**Data extract**
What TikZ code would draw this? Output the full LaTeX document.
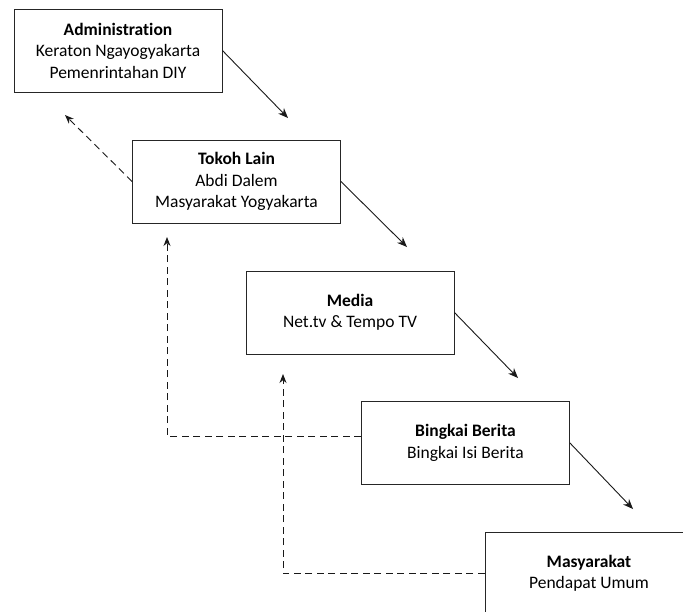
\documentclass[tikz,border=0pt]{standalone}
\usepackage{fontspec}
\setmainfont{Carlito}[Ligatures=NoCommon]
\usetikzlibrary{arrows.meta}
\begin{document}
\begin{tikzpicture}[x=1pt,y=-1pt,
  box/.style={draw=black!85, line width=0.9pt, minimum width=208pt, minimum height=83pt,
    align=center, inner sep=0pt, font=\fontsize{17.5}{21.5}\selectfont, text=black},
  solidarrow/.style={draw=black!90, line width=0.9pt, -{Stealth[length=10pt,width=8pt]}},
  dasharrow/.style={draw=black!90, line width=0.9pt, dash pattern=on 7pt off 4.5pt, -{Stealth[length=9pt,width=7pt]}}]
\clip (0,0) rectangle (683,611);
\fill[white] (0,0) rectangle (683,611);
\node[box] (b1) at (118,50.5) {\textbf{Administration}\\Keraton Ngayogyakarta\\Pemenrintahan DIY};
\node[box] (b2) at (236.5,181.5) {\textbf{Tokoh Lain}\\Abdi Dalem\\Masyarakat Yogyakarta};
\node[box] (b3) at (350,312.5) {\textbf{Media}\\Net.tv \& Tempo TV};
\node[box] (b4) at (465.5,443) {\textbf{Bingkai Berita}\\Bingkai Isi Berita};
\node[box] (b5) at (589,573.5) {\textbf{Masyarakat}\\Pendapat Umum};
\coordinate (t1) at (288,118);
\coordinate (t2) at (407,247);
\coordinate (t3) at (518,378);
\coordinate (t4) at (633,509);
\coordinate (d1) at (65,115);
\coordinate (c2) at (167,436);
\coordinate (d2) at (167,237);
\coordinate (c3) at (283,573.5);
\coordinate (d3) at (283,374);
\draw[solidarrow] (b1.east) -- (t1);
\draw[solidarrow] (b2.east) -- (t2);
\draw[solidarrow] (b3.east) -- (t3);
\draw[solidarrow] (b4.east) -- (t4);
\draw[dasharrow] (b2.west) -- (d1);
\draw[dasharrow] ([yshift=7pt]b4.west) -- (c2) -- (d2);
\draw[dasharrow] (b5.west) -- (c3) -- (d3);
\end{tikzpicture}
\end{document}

**Task to carry out**
Restate the whole of the material word for word without the pictures.

**Complete response**
What TikZ code would draw this? Output the full LaTeX document.
\documentclass[tikz,border=0pt]{standalone}
\usepackage{fontspec}
\setmainfont{Carlito}[Ligatures=NoCommon]
\usetikzlibrary{arrows.meta}
\begin{document}
\begin{tikzpicture}[x=1pt,y=-1pt,
  box/.style={draw=black!85, line width=0.9pt, minimum width=208pt, minimum height=83pt,
    align=center, inner sep=0pt, font=\fontsize{17.5}{21.5}\selectfont, text=black},
  solidarrow/.style={draw=black!90, line width=0.9pt, -{Stealth[length=10pt,width=8pt]}},
  dasharrow/.style={draw=black!90, line width=0.9pt, dash pattern=on 7pt off 4.5pt, -{Stealth[length=9pt,width=7pt]}}]
\clip (0,0) rectangle (683,611);
\fill[white] (0,0) rectangle (683,611);
\node[box] (b1) at (118,50.5) {\textbf{Administration}\\Keraton Ngayogyakarta\\Pemenrintahan DIY};
\node[box] (b2) at (236.5,181.5) {\textbf{Tokoh Lain}\\Abdi Dalem\\Masyarakat Yogyakarta};
\node[box] (b3) at (350,312.5) {\textbf{Media}\\Net.tv \& Tempo TV};
\node[box] (b4) at (465.5,443) {\textbf{Bingkai Berita}\\Bingkai Isi Berita};
\node[box] (b5) at (589,573.5) {\textbf{Masyarakat}\\Pendapat Umum};
\coordinate (t1) at (288,118);
\coordinate (t2) at (407,247);
\coordinate (t3) at (518,378);
\coordinate (t4) at (633,509);
\coordinate (d1) at (65,115);
\coordinate (c2) at (167,436);
\coordinate (d2) at (167,237);
\coordinate (c3) at (283,573.5);
\coordinate (d3) at (283,374);
\draw[solidarrow] (b1.east) -- (t1);
\draw[solidarrow] (b2.east) -- (t2);
\draw[solidarrow] (b3.east) -- (t3);
\draw[solidarrow] (b4.east) -- (t4);
\draw[dasharrow] (b2.west) -- (d1);
\draw[dasharrow] ([yshift=7pt]b4.west) -- (c2) -- (d2);
\draw[dasharrow] (b5.west) -- (c3) -- (d3);
\end{tikzpicture}
\end{document}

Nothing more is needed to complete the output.